Before changing where money goes
Vendor Change Requests
Vendor change scams focus on a risky business moment: changing where payments go. A message may claim a vendor has new bank details, a new accounting system, a new payment link, or an urgent payment need.

Common scenario
A small company receives a message that appears to come from a regular supplier. The message says the supplier has moved to a new accounting system and asks that the next payment use updated instructions.
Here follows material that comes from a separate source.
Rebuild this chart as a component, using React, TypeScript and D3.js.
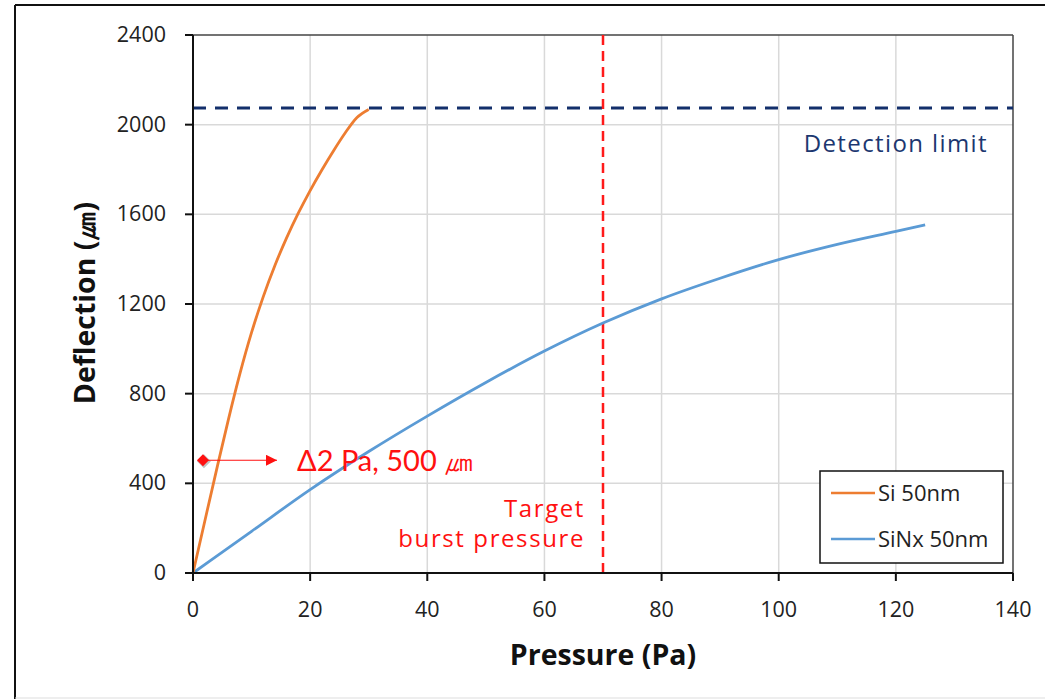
import React from "react";
import * as d3 from "d3";

const siPressure = [0, 2, 4, 6, 8, 10, 12, 14, 16, 18, 20, 22, 24, 26, 28, 30];
const siDeflection = [0, 230, 458, 680, 888, 1073, 1233, 1373, 1496, 1606, 1706, 1798, 1884, 1964, 2032, 2068];
const sinxPressure = [0, 10, 20, 30, 40, 50, 60, 70, 80, 90, 100, 110, 120, 125];
const sinxDeflection = [0, 186, 372, 542, 700, 850, 990, 1115, 1223, 1315, 1398, 1466, 1524, 1553];
const xTicks = [0, 20, 40, 60, 80, 100, 120, 140];
const yTicks = [0, 400, 800, 1200, 1600, 2000, 2400];
const detectionLimit = 2074;
const targetPressure = 70;
const markerPoint = { p: 1.7, d: 503 };
const seriesNames = ["Si 50nm", "SiNx 50nm"];

const W = 1045;
const H = 699;
const left = 193, right = 1013, top = 35, bottom = 573;
const tickFont = "'Open Sans', 'Noto Sans', sans-serif";
const annFont = "'Open Sans', 'Noto Sans', sans-serif";

export default function App() {
  const x = d3.scaleLinear().domain([0, 140]).range([left, right]);
  const y = d3.scaleLinear().domain([0, 2400]).range([bottom, top]);
  const line = d3
    .line<[number, number]>()
    .x((d) => x(d[0]))
    .y((d) => y(d[1]))
    .curve(d3.curveMonotoneX);
  const siData: [number, number][] = siPressure.map((p, i) => [p, siDeflection[i]]);
  const sinxData: [number, number][] = sinxPressure.map((p, i) => [p, sinxDeflection[i]]);

  const mx = x(markerPoint.p);
  const my = y(markerPoint.d);

  return (
    <svg width={W} height={H} style={{ position: "absolute", left: 0, top: 0, background: "#fff" }}>
      <rect x={0} y={0} width={W} height={H} fill="#fff" />
      {/* outer frame */}
      <line x1={15} y1={5} x2={15} y2={H} stroke="#111" strokeWidth={2} />
      <line x1={15} y1={5} x2={W} y2={5} stroke="#111" strokeWidth={2} />
      <line x1={15} y1={698} x2={W} y2={698} stroke="#ddd" strokeWidth={1} />

      {/* grid */}
      {xTicks.slice(1, -1).map((t) => (
        <line key={"gx" + t} x1={x(t)} x2={x(t)} y1={top} y2={bottom} stroke="#d9d9d9" strokeWidth={1.5} />
      ))}
      {yTicks.slice(1, -1).map((t) => (
        <line key={"gy" + t} x1={left} x2={right} y1={y(t)} y2={y(t)} stroke="#d9d9d9" strokeWidth={1.5} />
      ))}

      {/* plot frame top/right */}
      <line x1={left} x2={right} y1={top} y2={top} stroke="#444" strokeWidth={1.5} />
      <line x1={right} x2={right} y1={top} y2={bottom} stroke="#444" strokeWidth={1.5} />

      {/* detection limit */}
      <line x1={left} x2={right} y1={y(detectionLimit)} y2={y(detectionLimit)} stroke="#132f6b" strokeWidth={3} strokeDasharray="13 9" />
      <text x={988} y={152} textAnchor="end" fontFamily={annFont} fontSize={24} letterSpacing={1.4} fill="#1c3770">Detection limit</text>

      {/* target pressure */}
      <line x1={x(targetPressure)} x2={x(targetPressure)} y1={top} y2={bottom} stroke="#ff1a1a" strokeWidth={2.5} strokeDasharray="10 6" />
      <text x={585} y={517} textAnchor="end" fontFamily={annFont} fontSize={24} letterSpacing={1.6} fill="#ff1010">Target</text>
      <text x={585} y={547} textAnchor="end" fontFamily={annFont} fontSize={24} letterSpacing={1.6} fill="#ff1010">burst pressure</text>

      {/* series */}
      <path d={line(sinxData) || ""} fill="none" stroke="#5b9bd5" strokeWidth={2.8} />
      <path d={line(siData) || ""} fill="none" stroke="#ed7d31" strokeWidth={2.8} />

      {/* axes */}
      <line x1={left} x2={left} y1={top} y2={bottom + 7} stroke="#111" strokeWidth={2} />
      <line x1={left - 8} x2={right} y1={bottom} y2={bottom} stroke="#111" strokeWidth={2} />
      {yTicks.map((t) => (
        <g key={"yt" + t}>
          <line x1={left - 8} x2={left} y1={y(t)} y2={y(t)} stroke="#111" strokeWidth={2} />
          <text x={166} y={y(t) + 7} textAnchor="end" fontFamily={tickFont} fontSize={21.5} fill="#222">{t}</text>
        </g>
      ))}
      {xTicks.map((t) => (
        <g key={"xt" + t}>
          <line x1={x(t)} x2={x(t)} y1={bottom} y2={bottom + 8} stroke="#111" strokeWidth={2} />
          <text x={x(t)} y={617} textAnchor="middle" fontFamily={tickFont} fontSize={21.5} fill="#222">{t}</text>
        </g>
      ))}

      {/* axis titles */}
      <text x={603} y={665} textAnchor="middle" fontFamily={tickFont} fontWeight="bold" fontSize={28.5} fill="#111">Pressure (Pa)</text>
      <text transform="translate(95,303) rotate(-90)" textAnchor="middle" fontFamily={tickFont} fontWeight="bold" fontSize={28.5} fill="#111">Deflection (㎛)</text>

      {/* annotation */}
      <defs>
        <marker id="arrowHead" viewBox="0 0 10 10" refX={10} refY={5} markerWidth={13} markerHeight={11} markerUnits="userSpaceOnUse" orient="auto">
          <path d="M0,0 L10,5 L0,10 z" fill="#ff1010" />
        </marker>
      </defs>
      <path d={`M${mx},${my - 7} L${mx + 7},${my} L${mx},${my + 7} L${mx - 7},${my} Z`} fill="#999" opacity={0.6} transform="translate(1,1)" />
      <path d={`M${mx},${my - 6} L${mx + 6},${my} L${mx},${my + 6} L${mx - 6},${my} Z`} fill="#ff1010" />
      <line x1={mx} x2={277} y1={my} y2={my} stroke="#ff1010" strokeWidth={1.2} markerEnd="url(#arrowHead)" />
      <text x={297} y={471} fontFamily="'Lato', 'Noto Sans', sans-serif" fontSize={29} fill="#ff1010">Δ2 Pa, 500 ㎛</text>

      {/* legend */}
      <rect x={820} y={471} width={183} height={92} fill="#fff" stroke="#111" strokeWidth={1.5} />
      <line x1={831} x2={875} y1={493} y2={493} stroke="#ed7d31" strokeWidth={2.5} />
      <line x1={831} x2={875} y1={539} y2={539} stroke="#5b9bd5" strokeWidth={2.5} />
      <text x={878} y={501} fontFamily={tickFont} fontSize={22} fill="#222">{seriesNames[0]}</text>
      <text x={878} y={547} fontFamily={tickFont} fontSize={22} fill="#222">{seriesNames[1]}</text>
    </svg>
  );
}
The request arrives shortly before a normal payment date.
Warning signs
- The request changes a payment destination, payment method, mailing address, or payment link.
- The timing lines up with an open invoice or expected payment.
- The sender says the change is urgent, temporary, or confidential.
- The message asks staff not to contact the usual vendor representative.
- The writing style, sender address, or signature differs from past vendor messages.
- The change is sent as an attachment, link, or new portal invitation outside the normal process.
- The request bypasses the person who normally manages the vendor relationship.
- The sender resists a callback through contact information already on file.
Questions to ask
- Is this request changing where money or documents will be sent?
- Did the change come through the vendor's normal contact path?
- Can we confirm the request using contact information already in our records?
- Has the internal vendor owner approved the change?
- Is there pressure to skip our normal update process?
- Do we need a second internal reviewer before the next payment?
- Have we separated vendor update approval from invoice payment approval?
Verification workflow
- Pause the vendor update and any related payment until the change is reviewed.
- Find vendor contact information from existing records, not from the new message.
- Use a known channel to confirm whether the vendor requested the change.
- Have the internal vendor owner review the change before records are updated.
- Require a second internal approval for any new money destination.
- Record the date, reviewer roles, and verification method in the vendor file.
- Update records only through the normal business process after approval.
Example internal policy
- Vendor payment changes require known-channel confirmation before records are updated.
- No employee may change vendor payment details from an email, text, call, or attachment alone.
- A second internal reviewer must approve new money destinations.
- The person approving the invoice should not be the only person approving the payment change.
- Payments may be delayed when a vendor change is still being verified.
What not to do
- Do not update payment details using contact information inside the change request.
- Do not send money to a new destination as a test.
- Do not rely on a familiar logo, signature, or existing email thread alone.
- Do not skip verification because the vendor relationship is long-standing.
- Do not share private vendor, customer, banking, tax, login, or document information in response.
- Do not confront the sender or try to investigate them directly.
- Do not process a related payment while the change is unresolved.
If something already happened
- Stop future payments to the changed destination while the request is reviewed.
- Notify the owner, bookkeeper, and vendor relationship owner through internal channels.
- Preserve the request, approval notes, and timeline in the normal record system.
- Use known vendor contact information to confirm the real vendor's status.
- Review recent payments and pending invoices connected to the same vendor.
- Restore vendor records only through the approved internal process.
- Discuss what control failed and update the approval checklist.
This page is educational and should be adapted to the business's own tools, policies, and qualified professional guidance when needed.